James Sugrue of Mallow Golf Club is congratulated by supporters after winning the R&A Amateur Championship at Portmarnock. Photo: Sam Barnes
James Sugrue of Mallow Golf Club is congratulated by supporters after winning the R&A Amateur Championship at Portmarnock. Photo: Sam Barnes

Back in 1949, Thursday was also D-day for Patrick Campbell in his remarkable victory over Killarney's Dr Billy O'Sullivan, one of the longest hitters in the field. Having gone to the 18th all-square, Campbell, all 6ft 5ins of him, informed us: "I took out a five iron and hit it high in the air. It felt fairly all right, but the gallery put me straight.

"They let out a great cry of 'Oooooh - I' on a descending scale, indicating beyond doubt that we were up to the ears in the radishes, for the first time in six holes." In fact the Honourable Patrick's ball ended up in the deep pot bunker, left of the green, from which he blindly splashed out to four feet and holed the putt for a birdie four and the match.

This, of course, was a different 18th hole from the one on which Sugrue's Swedish opponent, Christoffer Palsson, conceded defeat on Thursday morning. It was a par-five with the green located directly behind the clubhouse.

Conscious of the relentless demands of golf and the uncertainty of life on tour, you couldn't help wondering what the future might hold for these brave young hearts.

Despite failing to come through the strokeplay qualifying last Monday and Tuesday, some remained at Portmarnock to cheer on surviving colleagues.
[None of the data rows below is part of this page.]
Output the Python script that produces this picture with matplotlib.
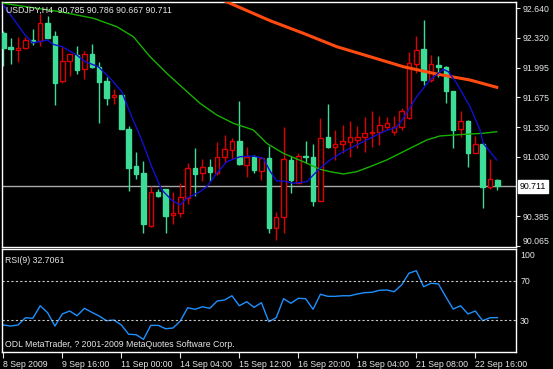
import matplotlib.pyplot as plt
import matplotlib.transforms as mtransforms
import numpy as np

plt.rcParams['font.family'] = ['Liberation Sans', 'DejaVu Sans']

# USDJPY H4 bars, 8 Sep 2009 08:00 onwards
opens = [92.369, 92.218, 92.185, 92.207, 92.300, 92.289, 92.478, 92.340, 91.849, 92.066,
         92.131, 91.979, 92.142, 92.007, 91.852, 91.676, 91.701, 91.336, 90.932, 90.852,
         90.282, 90.650, 90.682, 90.397, 90.419, 90.582, 90.907, 90.852, 90.917, 90.852,
         91.032, 91.105, 91.202, 90.942, 91.032, 90.881, 91.015, 90.257, 90.376, 90.997,
         90.751, 91.043, 91.026, 90.556, 91.249, 91.141, 91.170, 91.188, 91.213, 91.242,
         91.286, 91.303, 91.357, 91.303, 91.351, 91.448, 92.033, 92.199, 91.863, 92.026,
         92.007, 91.744, 91.329, 91.422, 91.076, 91.170, 90.707, 90.785]
highs = [92.394, 92.322, 92.326, 92.326, 92.413, 92.575, 92.560, 92.397, 92.224, 92.145,
         92.232, 92.181, 92.250, 92.058, 91.899, 91.763, 91.701, 91.365, 91.083, 90.982,
         90.718, 90.679, 90.682, 90.653, 90.751, 90.961, 91.123, 91.004, 91.011, 91.195,
         91.267, 91.232, 91.636, 91.141, 91.051, 91.032, 91.148, 90.437, 91.357, 91.040,
         91.069, 91.206, 91.170, 91.448, 91.603, 91.322, 91.376, 91.422, 91.365, 91.466,
         91.527, 91.473, 91.459, 91.473, 91.557, 92.170, 92.340, 92.513, 92.134, 92.123,
         92.015, 91.744, 91.531, 91.433, 91.257, 91.184, 91.004, 90.786]
lows = [92.018, 92.033, 92.055, 92.199, 92.242, 92.235, 92.318, 91.592, 91.828, 91.907,
        91.928, 91.871, 91.990, 91.401, 91.592, 91.603, 91.329, 90.664, 90.787, 90.202,
        90.274, 90.599, 90.202, 90.303, 90.376, 90.517, 90.607, 90.772, 90.769, 90.834,
        90.967, 91.004, 90.942, 90.816, 90.852, 90.780, 90.209, 90.130, 90.202, 90.636,
        90.744, 90.967, 90.498, 90.552, 91.123, 90.997, 91.069, 91.032, 91.127, 91.087,
        91.141, 91.159, 91.322, 91.267, 91.322, 91.441, 91.942, 91.809, 91.845, 91.893,
        91.611, 91.123, 91.249, 90.924, 91.069, 90.473, 90.679, 90.667]
closes = [92.213, 92.196, 92.207, 92.297, 92.272, 92.478, 92.322, 91.834, 92.069, 92.142,
          91.975, 92.145, 92.007, 91.845, 91.672, 91.701, 91.336, 90.913, 90.842, 90.300,
          90.647, 90.607, 90.393, 90.426, 90.592, 90.907, 90.845, 90.917, 90.863, 91.032,
          91.113, 91.206, 90.950, 91.032, 90.888, 91.015, 90.263, 90.376, 91.004, 90.780,
          91.040, 91.029, 90.556, 91.238, 91.134, 91.170, 91.206, 91.242, 91.249, 91.286,
          91.303, 91.376, 91.394, 91.357, 91.527, 92.044, 92.188, 91.863, 92.033, 92.007,
          91.744, 91.322, 91.419, 91.069, 91.170, 90.707, 90.787, 90.711]

rsi = [25.3, 24.2, 25.3, 32.6, 32.0, 44.7, 37.7, 24.2, 36.4, 39.4,
       34.6, 42.1, 38.1, 34.3, 29.6, 30.3, 25.3, 15.9, 15.5, 10.8,
       24.9, 24.9, 21.5, 22.2, 29.3, 42.7, 41.1, 43.7, 42.1, 49.5,
       50.5, 54.8, 44.7, 48.8, 43.1, 47.8, 28.6, 32.6, 51.8, 47.2,
       52.2, 51.8, 41.1, 56.3, 54.2, 54.2, 54.8, 54.8, 56.6, 57.9,
       58.3, 60.3, 60.6, 58.9, 65.7, 77.5, 80.1, 63.9, 67.4, 66.7,
       53.8, 41.4, 44.7, 36.4, 39.4, 29.6, 32.6, 32.7]

# moving averages (bar position, price)
ma_fast_x = [0, 2.94, 3.99, 4.98, 5.97, 6.74, 7.96, 9.95, 11.08, 12.88, 14.70, 16.05, 17.41,
             18.77, 20.12, 21.48, 22.83, 23.96, 24.87, 26.67, 27.58, 28.94, 30.29, 32.10,
             33.90, 35.25, 36.16, 37.07, 37.97, 39.32, 41.14, 42.03, 42.94, 44.30, 46.10,
             47.92, 49.72, 51.53, 53.34, 54.24, 56.05, 57.86, 59.66, 60.34, 61.48, 63.28,
             64.64, 65.08, 66.90]
ma_fast_y = [92.676, 92.351, 92.267, 92.278, 92.297, 92.250, 92.224, 92.134, 92.062, 92.007,
             91.863, 91.737, 91.466, 91.213, 90.924, 90.672, 90.563, 90.509, 90.582, 90.653,
             90.707, 90.852, 90.978, 91.032, 91.040, 91.015, 90.877, 90.769, 90.769, 90.744,
             90.761, 90.834, 90.907, 90.997, 91.087, 91.159, 91.232, 91.303, 91.354, 91.448,
             91.682, 91.863, 91.979, 91.953, 91.828, 91.574, 91.322, 91.177, 90.997]

ma_mid_x = [0, 7.69, 12.20, 15.38, 17.63, 19.89, 22.16, 24.41, 26.67, 28.94, 31.19, 33.90,
            35.72, 37.97, 40.68, 42.94, 44.30, 46.10, 47.92, 49.72, 51.99, 53.79, 55.59,
            57.41, 59.21, 61.02, 63.28, 65.08, 66.90]
ma_mid_y = [92.694, 92.603, 92.532, 92.441, 92.332, 92.116, 91.936, 91.773, 91.611, 91.484,
            91.394, 91.322, 91.177, 91.069, 90.978, 90.896, 90.870, 90.845, 90.870, 90.924,
            90.997, 91.069, 91.141, 91.213, 91.257, 91.267, 91.278, 91.286, 91.303]

ma_slow_x = [29.4, 36.16, 40.68, 45.21, 49.72, 54.24, 58.77, 63.28, 66.90]
ma_slow_y = [92.741, 92.506, 92.369, 92.224, 92.116, 92.007, 91.928, 91.863, 91.784]

time_labels = ["8 Sep 2009", "9 Sep 16:00", "11 Sep 00:00", "14 Sep 04:00", "15 Sep 12:00",
               "16 Sep 20:00", "18 Sep 04:00", "21 Sep 08:00", "22 Sep 16:00"]
time_label_bars = [0, 8, 16, 24, 32, 40, 48, 56, 64]
price_ticks = [92.640, 92.320, 91.995, 91.675, 91.350, 91.030, 90.385, 90.065]
last_price = 90.711

bull_col = "#dd0000"
bear_col = "#3ddc97"
txt_col = "#e6e6e6"
fs = 6.3

fig = plt.figure(figsize=(5.53, 3.69), dpi=100, facecolor="black")
ax = fig.add_axes([2 / 553, 1 - 247 / 369, 514 / 553, 245 / 369])
ax2 = fig.add_axes([2 / 553, 1 - 352 / 369, 514 / 553, 103 / 369])

for a in (ax, ax2):
    a.set_facecolor("black")
    for s in a.spines.values():
        s.set_color("white")
        s.set_linewidth(1)
    a.set_xlim(-0.18, 69.52)

# candles
idx = np.arange(len(opens))
for i in idx:
    o, h, l, c = opens[i], highs[i], lows[i], closes[i]
    up = c >= o
    col = bull_col if up else bear_col
    ax.vlines(i, l, h, color=col, lw=1, zorder=2)
    ax.bar(i, max(abs(c - o), 0.004), 0.6, min(o, c),
           facecolor="black" if up else bear_col, edgecolor=col, lw=1, zorder=3)

ax.axhline(last_price, color="#a8a8a8", lw=1, zorder=1)
ax.plot(ma_slow_x, ma_slow_y, color="#ff4a10", lw=2.2, zorder=4)
ax.plot(ma_mid_x, ma_mid_y, color="#18b000", lw=1, zorder=4)
ax.plot(ma_fast_x, ma_fast_y, color="#1010d0", lw=1, zorder=5)

ax.set_ylim(90.054, 92.708)
ax.yaxis.tick_right()
ax.set_yticks(price_ticks)
ax.set_yticklabels([f"{p:.3f}" for p in price_ticks])
ax.tick_params(axis="y", colors=txt_col, length=3, labelsize=fs, pad=2)
ax.tick_params(axis="x", bottom=False, labelbottom=False)
# lowest price label sits just above the pane edge
ax.get_yticklabels()[-1].set_va("bottom")

trans = mtransforms.blended_transform_factory(ax.transAxes, ax.transData)
ax.text(1.008, last_price, "90.711", transform=trans, va="center", ha="left",
        fontsize=fs, color="black",
        bbox=dict(boxstyle="square,pad=0.2", facecolor="white", edgecolor="white"))

ax.text(0.008, 0.985, "USDJPY,H4  90.785 90.786 90.667 90.711", transform=ax.transAxes,
        va="top", ha="left", fontsize=fs, color=txt_col, zorder=6)

# RSI pane
ax2.plot(idx, rsi, color="#1e90ff", lw=1)
for lvl in (70, 30):
    ax2.axhline(lvl, color="#c8c8c8", lw=0.8, ls=(0, (2, 2)))
ax2.set_ylim(-2, 102)
ax2.yaxis.tick_right()
ax2.set_yticks([100, 70, 30])
ax2.tick_params(axis="y", colors=txt_col, length=0, labelsize=fs, pad=3)
ax2.get_yticklabels()[0].set_va("top")
ax2.set_xticks(time_label_bars)
ax2.set_xticklabels(time_labels, ha="left")
ax2.tick_params(axis="x", colors=txt_col, length=4, labelsize=fs, pad=2)

ax2.text(0.006, 0.93, "RSI(9) 32.7061", transform=ax2.transAxes, va="top", ha="left",
         fontsize=fs, color=txt_col)
ax2.text(0.006, 0.03, "ODL MetaTrader, ? 2001-2009 MetaQuotes Software Corp.",
         transform=ax2.transAxes, va="bottom", ha="left", fontsize=fs, color=txt_col)

fig.savefig("out.png", dpi=100, facecolor="black")
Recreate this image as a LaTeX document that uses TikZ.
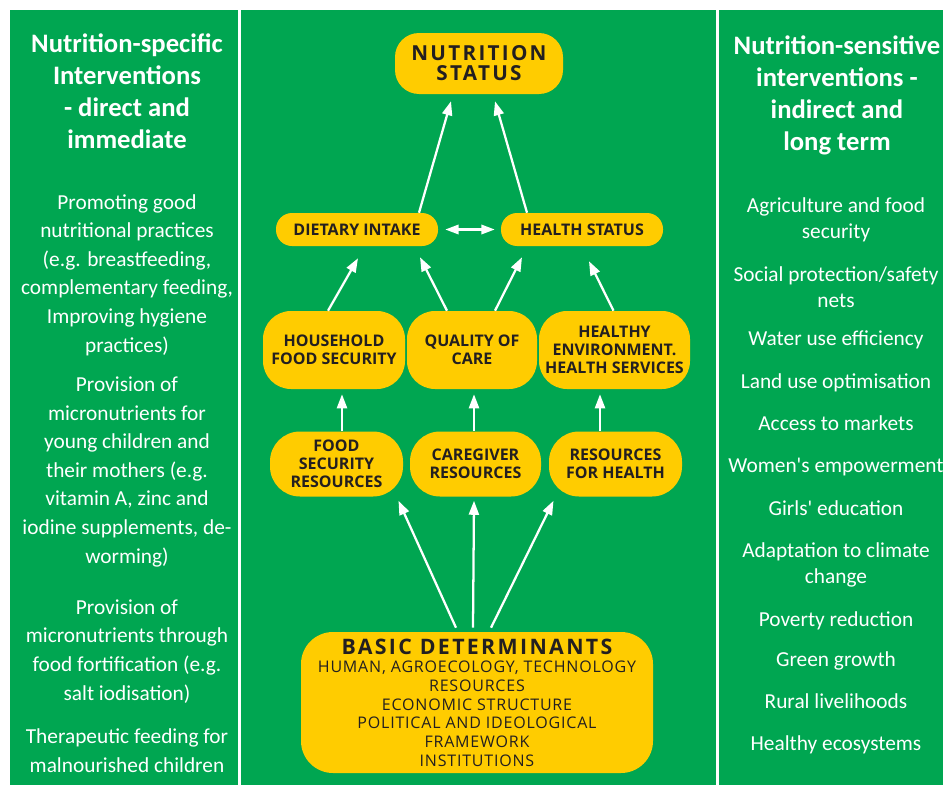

In the process, they had discovered a new hero in the remarkable Norwegian, Viktor Hovland.

Late afternoon on Thursday and three young players were practising on the putting green with a variety of devices, from a ruler to strategically-positioned tees. I wondered what they thought about Hovland's performance last Sunday in the US Open at Pebble Beach.

Italy's Julien Paltinieri, a freshman at Kent State University in Ohio, became their spokesman. "We watched it late on Sunday night," he admitted sheepishly. "Is it right he shot the lowest amateur score ever?" I confirmed that Hovland's closing 67 was actually that good. And that a four-under-par aggregate of 280 left him 12th behind Gary Woodland.

"It shows that amateur golf is getting better and better every year," said the Italian, who will be 20 this week. "We're looking at very low scores when you see what guys can do on tough courses like this.

"Hovland didn't surprise me, because I played a tournament at his college, Oklahoma State, and I could see then what the standard was."

It's a forbidding prospect. Quite a contrast to a future as a career amateur and the comfort of rich memories to sustain you in your later years.